6. Amendment of section 5 of Principal Act
6. Section 5 of the Principal Act is amended—
(a) in subsection (1), by the substitution of “subsection (6) ” for “subsections (6) and (7A)”,
(b) in subsection (2)(b), by the substitution of “in a work-related context” for “in connection with the worker’s employment”,
(c) in subsection (3)—
(i) in paragraph (g), by the substitution of “mismanagement,” for “mismanagement, or”,
(ii) by the substitution of the following paragraph for paragraph (h):
“(h) that a breach has occurred, is occurring or is likely to occur, or”,
and
(iii) by the insertion of the following paragraph after paragraph (h):
“(i) that information tending to show any matter falling within any of the preceding paragraphs has been, is being or is likely to be concealed or destroyed or an attempt has been, is being or is likely to be made to conceal or destroy such information.”,
(d) by the insertion of the following subsection after subsection (5):
“(5A) A matter concerning interpersonal grievances exclusively affecting a reporting person, namely, grievances about interpersonal conflicts between the reporting person and another worker, or a matter concerning a complaint by a reporting person to, or about, his or her employer which concerns the worker exclusively, shall not be a relevant wrongdoing for the purposes of this Act and may be dealt with through any agreed procedures applicable to such grievances or complaint to which the reporting person has access or such other procedures, provided in accordance with any rule of law or enactment (other than this Act), to which the reporting person has access.”,
and
(e) in subsection (7), by the substitution of “The motivation” for “Subject to subsection (7A), the motivation”.
7. Anonymous reports
7. The following section is inserted after section 5 of the Principal Act:
“5A. (1) Without prejudice to the provisions of any other enactment relating to anonymous reporting of wrongdoing, nothing in this Act shall oblige any person to accept and follow-up on anonymous reports made in the manner specified in section 6 but a person may, if he or she considers it appropriate to do so, follow-up on a matter the subject of an anonymous report.

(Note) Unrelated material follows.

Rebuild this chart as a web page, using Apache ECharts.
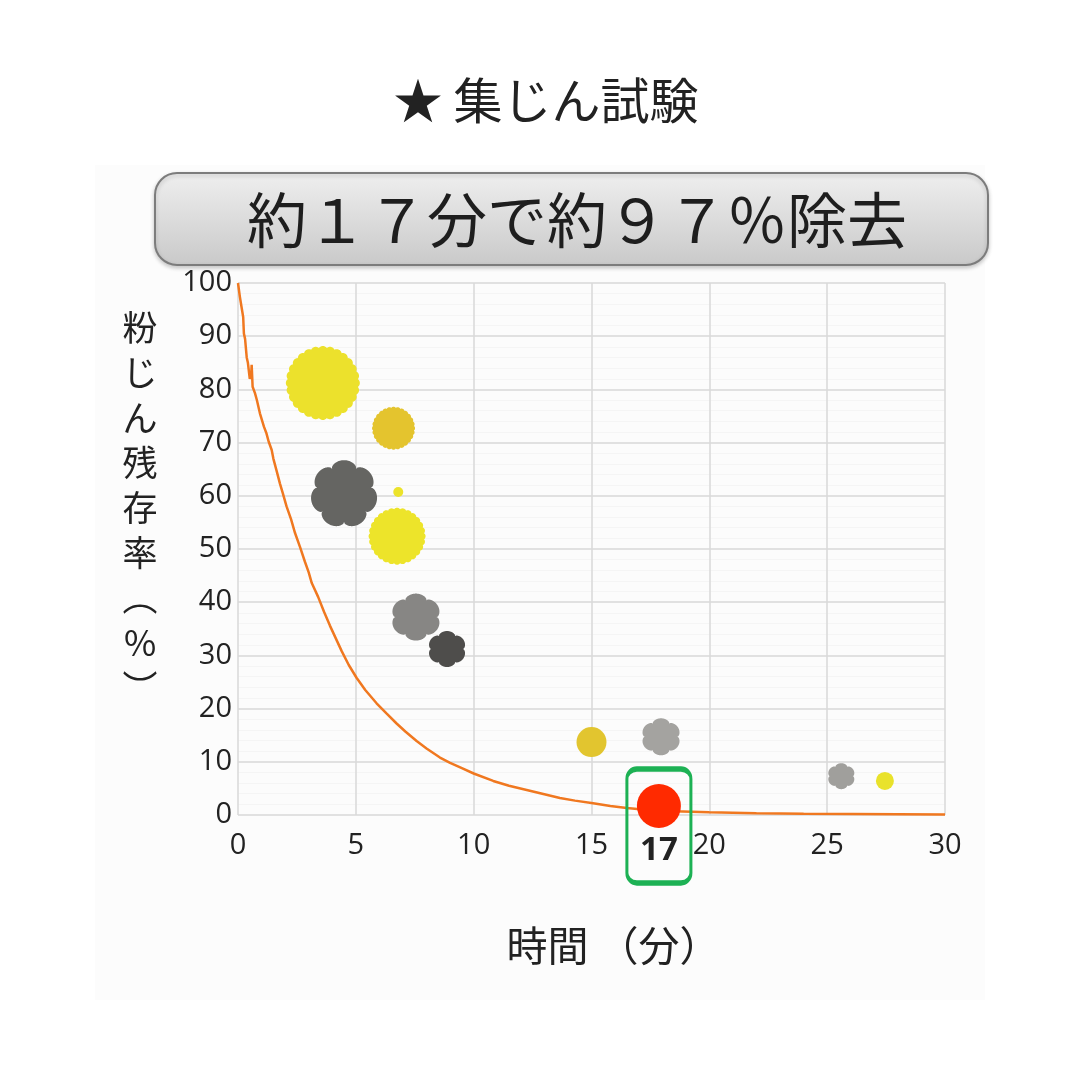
<!DOCTYPE html>
<html>
<head>
<meta charset="utf-8">
<script src="https://cdn.jsdelivr.net/npm/echarts@6/dist/echarts.min.js"></script>
<style>
html,body{margin:0;padding:0;background:#fff;}
#c{width:1080px;height:1080px;}
</style>
</head>
<body>
<div id="c"></div>
<script>
// ---- data ----
const titleText = '★ 集じん試験';
const bannerText = '約１７分で約９７％除去';
const xAxisTitle = '時間 （分）';
const yAxisTitleChars = ['粉','じ','ん','残','存','率','︵','%','︶'];
const xTicks = [0, 5, 10, 15, 20, 25, 30];
const yTicks = [0, 10, 20, 30, 40, 50, 60, 70, 80, 90, 100];

// residual-dust curve (minutes, %)
const curveTime = [0, 0.08, 0.15, 0.22, 0.25, 0.3, 0.37, 0.42, 0.5, 0.56, 0.58, 0.62, 0.72, 0.8, 0.93, 1.0, 1.1, 1.21, 1.3, 1.43, 1.5, 1.65, 1.78, 1.9, 2.06, 2.25, 2.42, 2.63, 2.84, 3.0, 3.13, 3.4, 3.65, 3.9, 4.15, 4.4, 4.7, 5.03, 5.4, 5.88, 6.3, 6.73, 7.1, 7.58, 8.0, 8.57, 9.0, 9.5, 10.0, 10.83, 11.5, 12.25, 13.0, 13.66, 14.3, 15.07, 15.8, 16.5, 17.5, 18.5, 20, 22, 24, 26, 28, 30];
const curveResidual = [100, 97.4, 95.5, 93.6, 90.5, 89.5, 86, 85, 82, 82.8, 84.6, 80.5, 79.3, 78, 75.5, 75.8, 73, 71.7, 70.2, 68.6, 67, 64.5, 62.3, 60.5, 58, 55.6, 53, 50.4, 47.6, 45.6, 43.6, 41, 38.2, 35.6, 33.2, 30.8, 28.2, 25.8, 23.5, 21, 19.1, 17.2, 15.7, 13.9, 12.5, 10.8, 9.8, 8.8, 7.8, 6.4, 5.5, 4.7, 3.9, 3.2, 2.7, 2.2, 1.7, 1.3, 0.9, 0.7, 0.5, 0.35, 0.25, 0.2, 0.15, 0.1];

// comparison particles (minutes, %, particle size)
const bubbleTime     = [3.6, 6.6, 4.5, 6.8, 6.75, 7.55, 8.87, 15.0, 17.95, 25.6, 27.45, 17.86];
const bubbleResidual = [81.2, 72.7, 60.5, 60.7, 52.4, 37.2, 31.2, 13.7, 14.7, 7.3, 6.4, 1.7];
const bubbleSizes    = [74, 43, 66, 10, 57, 47, 36, 30, 37, 26, 18, 44];
const bubbleKinds    = ['scallop','scallop','flower7','circle','scallop','flower6','flower6','circle','flower6','flower6','circle','circle'];
const highlightTime = 17;

// ---- styles ----
const bubbleColors = ['#ECE12C','#E4C42E','#656562','#ECE32B','#EDE42A','#878684','#4E4D4B','#E2C52F','#A4A3A0','#A09F9C','#E9E22B','#FF2A00'];
const FONT = '"Noto Sans CJK JP", "Noto Sans", sans-serif';
const NUMFONT = '"Open Sans", "Noto Sans", sans-serif';

function polarPath(n, base, amp, pw, steps) {
  let d = '';
  for (let i = 0; i <= steps; i++) {
    const th = 2 * Math.PI * i / steps;
    const r = base + amp * Math.pow(Math.abs(Math.cos(n * th / 2)), pw);
    const x = (r * Math.cos(th - Math.PI / 2) * 100).toFixed(2);
    const y = (r * Math.sin(th - Math.PI / 2) * 100).toFixed(2);
    d += (i === 0 ? 'M' : 'L') + x + ' ' + y + ' ';
  }
  return 'path://' + d + 'Z';
}
const symbols = {
  scallop: polarPath(28, 0.95, 0.05, 0.7, 560),
  flower7: polarPath(7, 0.82, 0.18, 0.5, 420),
  flower6: polarPath(6, 0.82, 0.18, 0.5, 420),
  circle: 'circle'
};
const boxPath = 'path://M10 0 L54 0 A10 10 0 0 1 64 10 L64 104 A10 10 0 0 1 54 114 L10 114 A10 10 0 0 1 0 104 L0 10 A10 10 0 0 1 10 0 Z';

const bubbleData = bubbleTime.map((t, i) => ({
  value: [t, bubbleResidual[i]],
  symbol: symbols[bubbleKinds[i]],
  symbolSize: bubbleSizes[i],
  itemStyle: { color: bubbleColors[i], opacity: 1 }
}));
const last = bubbleData.length - 1;
bubbleData[last].label = {
  show: true, position: 'bottom', distance: 6,
  formatter: String(highlightTime),
  fontSize: 33, fontWeight: 'bold', color: '#222', fontFamily: NUMFONT
};

const chart = echarts.init(document.getElementById('c'));
chart.setOption({
  backgroundColor: '#fff',
  animation: false,
  textStyle: { fontFamily: FONT },
  grid: { left: 238, right: 135, top: 283, bottom: 265 },
  graphic: [
    { type: 'rect', z: -10, shape: { x: 95, y: 165, width: 890, height: 835 }, style: { fill: '#FCFCFC' } },
    { type: 'text', x: 546, y: 100, style: { text: titleText, fontSize: 49, fill: '#222', fontFamily: FONT, align: 'center', verticalAlign: 'middle' } },
    { type: 'rect', z: 5, shape: { x: 155, y: 173, width: 833, height: 92, r: 22 },
      style: { fill: { type: 'linear', x: 0, y: 0, x2: 0, y2: 1, colorStops: [
        { offset: 0, color: '#EFEFEF' }, { offset: 0.5, color: '#DCDCDC' }, { offset: 1, color: '#C9C9C9' } ] },
        stroke: '#7C7C7C', lineWidth: 2, shadowColor: 'rgba(0,0,0,0.2)', shadowBlur: 4, shadowOffsetY: 2 } },
    { type: 'text', z: 6, x: 577, y: 220, style: { text: bannerText, fontSize: 60, fill: '#1E1E1E', fontFamily: FONT, align: 'center', verticalAlign: 'middle' } },
    { type: 'text', x: 140, y: 305, style: { text: yAxisTitleChars.join('\n'), fontSize: 35, lineHeight: 45, fill: '#222', fontFamily: FONT, align: 'center', verticalAlign: 'top' } }
  ],
  xAxis: {
    type: 'value', min: xTicks[0], max: xTicks[xTicks.length - 1], interval: 5,
    axisLine: { show: false }, axisTick: { show: false },
    axisLabel: { fontSize: 29, color: '#222', margin: 16, fontFamily: NUMFONT },
    splitLine: { show: true, lineStyle: { color: '#D9D9D9', width: 1.5 } },
    name: xAxisTitle, nameLocation: 'middle', nameGap: 110,
    nameTextStyle: { fontSize: 41, color: '#222', fontFamily: FONT, padding: [0, 0, 0, 44] }
  },
  yAxis: {
    type: 'value', min: yTicks[0], max: yTicks[yTicks.length - 1], interval: 10,
    axisLine: { show: false }, axisTick: { show: false },
    axisLabel: { fontSize: 29, color: '#222', margin: 6, fontFamily: NUMFONT },
    splitLine: { show: true, lineStyle: { color: '#D9D9D9', width: 1.5 } },
    minorTick: { show: false, splitNumber: 5 },
    minorSplitLine: { show: true, lineStyle: { color: '#F5F5F5', width: 1 } }
  },
  series: [
    {
      type: 'line', z: 2,
      data: curveTime.map((t, i) => [t, curveResidual[i]]),
      showSymbol: false, smooth: false,
      lineStyle: { color: '#F07820', width: 2.5 }
    },
    {
      type: 'scatter', z: 3,
      data: bubbleData
    },
    {
      type: 'scatter', z: 4, silent: true,
      data: [[bubbleTime[last], bubbleResidual[last]]],
      symbol: boxPath, symbolSize: [64, 114], symbolOffset: [0, 20],
      itemStyle: { color: 'rgba(0,0,0,0)', borderColor: '#1DB154', borderWidth: 4, opacity: 1 }
    }
  ]
});
</script>
</body>
</html>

(2) A worker who makes a disclosure in the manner specified under section 6, 7, 8, 9 or 10 by way of an anonymous report and who is subsequently identified and penalised for having made the disclosure shall be treated for the purposes of this Act as having made a protected disclosure and shall be entitled to the same protections under Part 3 as a worker who has been penalised for having made a protected disclosure.”.
Chapter 2 Internal and external reporting channels and follow-up
8. Amendment of section 6 of Principal Act
8. Section 6 of the Principal Act is amended by the insertion of the following subsections after subsection (2):
“(3) Subject to subsections (5) to (8), for the purposes of enabling the making of reports, an employer with 50 or more employees shall, in accordance with this section and section 6A, establish, maintain and operate internal reporting channels and procedures for the making of such reports and for follow-up (in this Act referred to as ‘internal reporting channels and procedures’).
(4) The threshold of 50 employees provided for by subsection (3) shall not apply where the employer—
(a) is a public body, or
(b) falls within the scope of the Union acts referred to in Parts I.B and II of the Annex.
(5) Subsection (3) shall not come into effect for employers, other than public bodies and entities who fall within the scope of the Union acts referred to in Parts I.B and II of the Annex, with not less than 50 but not more than 249 employees until 17 December 2023.
(6) (a) Following the carrying out, by or on behalf of the Minister, of an appropriate risk assessment taking into account the activities of the class or classes of employers concerned and the ensuing level of risk for, in particular, the environment and public health, the Minister may, by order, provide that subsection (3) shall apply to such class or classes of employers with less than 50 employees as the Minister may specify in such order.
(b) Before making an order under this subsection, the Minister shall publish or cause to be published on a website maintained by or on behalf of the Minister and which is accessible to the public—
(i) a copy of the proposed order,
(ii) a copy of the risk assessment referred to in paragraph (a), and
(iii) a notice—
(I) stating that the Minister intends to make the proposed order,
(II) stating where, on the website concerned, the documents referred to in subparagraphs (i) and (ii) can be accessed,
(III) inviting the making, during the period specified by the Minister for this purpose, of submissions to the Minister in relation to the proposed order, and
(IV) stating the date of publication of the notice,
and having considered any submissions made in response to the invitation referred to in clause (III) may make the order, with or without amendment.
(c) Submissions made under paragraph (b)(iii)(III) shall be published or caused to be published by the Minister on a website maintained by or on behalf of the Minister and which is accessible to the public.
(d) The Minister shall notify the Commission of the European Union of the making, amendment or revocation of an order under this subsection, and the notification shall include the reasons for making, amending or revoking the order and the criteria used in carrying out the risk assessment referred to in paragraph (a).
(7) (a) The Minister may by regulations provide that the internal reporting channels and procedures required to be established, maintained and operated by employers to whom subsection (3) applies shall also enable the making of reports by other persons or such class or classes of other persons, as the Minister may prescribe, referred to in points (b), (c) and (d) of Article 4.1 and Article 4.2 of the Directive, who are in contact with the entity concerned in the context of their work-related activities.